When Ralph’s beloved wife, Carol, died in 2003, a half dozen or so of his friends convened a monthly dinner group to keep Ralph company and awarded him the title of benevolent dictator.
We named it the JDS Society after our late friend Selk. We started out at various Madison restaurants but ended up settling at the Nakoma Golf Club, where Ralph was a much-admired member, and where he shot his age — a remarkable golf feat — into his 80s.
Though a couple of other early JDS members — Bill Dixon, Bill Kraus — have sailed on, as Jimmy Buffett’s Sirius radio channel puts it, our group endures, with a few disreputable media types but also a federal judge and former governor.
Ralph himself stepped away from the group a little while ago, just because he felt it was time. He still came to Nakoma and was otherwise in touch by email and text.
Ralph’s kids, Maria and Nick, have organized a service and celebration in honor of their dad, with hopes his many friends can attend. The service and visitation is Friday, Oct. 17, from noon to 3:00 p.m. at Cress Funeral and Cremation Services on Speedway Road, with a celebration of life following at Nakoma Golf Club from 4:00-7:00 p.m.
The stories will flow at Nakoma. As the poet and novelist Jim Harrison wrote so memorably, “Death steals everything except our stories.”
My second favorite Ralph Andreano story — after Veeck and the ashtray in the leg — involved a trip to The Masters golf tournament in Georgia in April 2008.
Neither Ralph nor Tom Fitzgerald — another Nakoma and JDS member — had been to The Masters. It’s likely the hardest ticket in sports and they’d scored two for the Wednesday practice round.
Fitzgerald planned the trip like the World War II invasion of Normandy. Where they would eat, sleep, and play golf on the drive to Augusta was mapped out across three days and two nights.
Fitzgerald forgot only one thing. The Masters tickets, on his bathroom counter in Madison.
He realized this with horror at 4:30 a.m.
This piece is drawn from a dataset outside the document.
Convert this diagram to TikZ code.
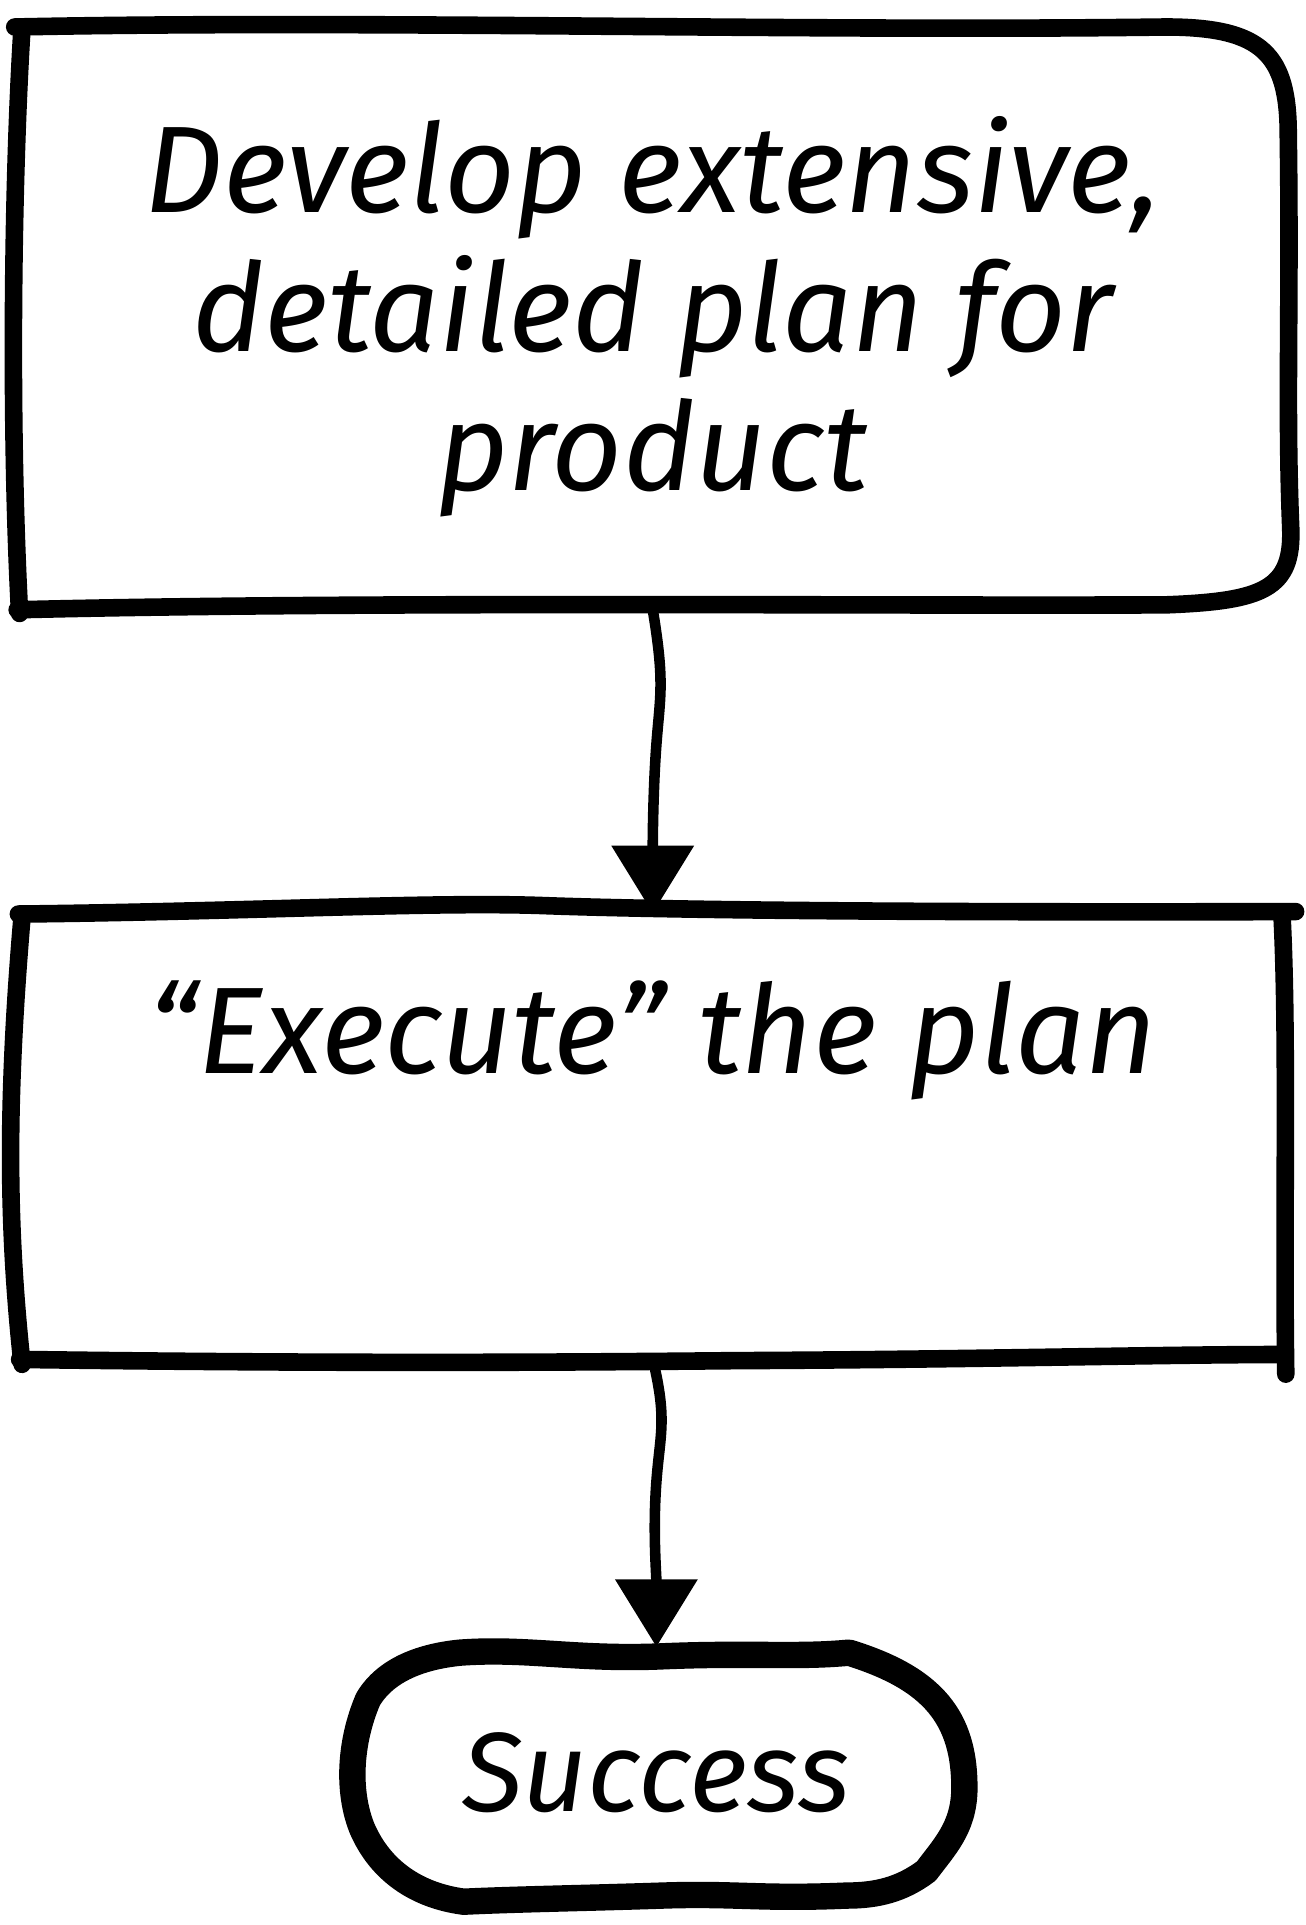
\documentclass[tikz,border=0pt]{standalone}
\usepackage{fontspec}
\setmainfont{Fira Sans}
\usetikzlibrary{arrows.meta,positioning}

\tikzset{
  box/.style={line width=10pt, line cap=round, line join=round},
  terminal/.style={line width=15pt, line cap=round, line join=round},
  flowline/.style={line width=6pt, -{Triangle[length=1.35cm,width=1.6cm]}},
  hand/.style={font=\fontsize{70}{79}\selectfont\itshape, align=center, inner sep=0pt},
  slot/.style={inner sep=0pt}
}

\begin{document}
\begin{tikzpicture}[x=0.0245cm, y=-0.0245cm]
\useasboundingbox (0,0) rectangle (1064,1569);

% Boxes (named), text inside
\node[hand, slot, minimum width=25.48cm, minimum height=11.69cm] (plan) at (532,258)
  {Develop extensive,\\ detailed plan for\\ product};
\node[slot, minimum width=25.36cm, minimum height=8.89cm] (exec) at (532,926) {};
\node[hand] (exectext) [below=1.35cm of exec.north] {``Execute'' the plan};
\node[hand, slot, font=\fontsize{64}{70}\selectfont\itshape,
  minimum width=12.25cm, minimum height=5.02cm] (success) at (535,1445) {Success};

% Hand drawn outline of the plan box
\draw[box] (12,22) .. controls (300,16) and (650,26) .. (950,22)
  .. controls (1030,22) and (1050,45) .. (1050,110)
  .. controls (1052,250) and (1048,330) .. (1052,430)
  .. controls (1054,480) and (1030,490) .. (950,493)
  .. controls (700,494) and (300,490) .. (14,497);
\draw[box] (18,22) .. controls (10,150) and (8,350) .. (16,500);

% Hand drawn outline of the execute box
\draw[box] (15,745) .. controls (200,743) and (350,735) .. (440,738)
  .. controls (520,741) and (700,744) .. (1056,743);
\draw[box] (1045,748) .. controls (1050,850) and (1046,1000) .. (1048,1120);
\draw[box] (16,1108) .. controls (300,1112) and (500,1110) .. (600,1109)
  .. controls (800,1108) and (950,1104) .. (1045,1104);
\draw[box] (18,747) .. controls (5,900) and (6,1000) .. (18,1112);

% Terminal
\draw[terminal] (375,1347) .. controls (430,1343) and (470,1353) .. (540,1350)
  .. controls (610,1347) and (650,1351) .. (692,1347)
  .. controls (760,1368) and (787,1400) .. (786,1460)
  .. controls (785,1490) and (770,1505) .. (755,1525)
  .. controls (735,1540) and (715,1545) .. (690,1545)
  .. controls (620,1548) and (600,1543) .. (540,1545)
  .. controls (480,1547) and (420,1548) .. (378,1550)
  .. controls (340,1545) and (310,1525) .. (295,1490)
  .. controls (283,1460) and (285,1420) .. (300,1385)
  .. controls (315,1360) and (345,1350) .. cycle;

% Connectors
\draw[flowline] (plan.south) .. controls +(10,60) and +(3,-40) .. ++(3,110)
  .. controls +(-3,40) and +(0,-50) .. (exec.north);
\draw[flowline] (exec.south) .. controls +(12,50) and +(3,-40) .. ++(3,100)
  .. controls +(-3,40) and +(0,-60) .. (success.north);

\end{tikzpicture}
\end{document}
Wednesday morning in their hotel room, an hour’s drive from The Masters.
He said nothing at breakfast, but in the car, on the way to Augusta, Fitzgerald said, “Ralph, I have to fess up.”
“About what?” Ralph said.
“I forgot the tickets.”
The car was silent. Then Ralph laughed. Soon, he laughed harder. What better response?
Now, some of you may be wondering if they were able to talk their way into the tournament once they got to Augusta. Of course they were. That laugh still makes me smile.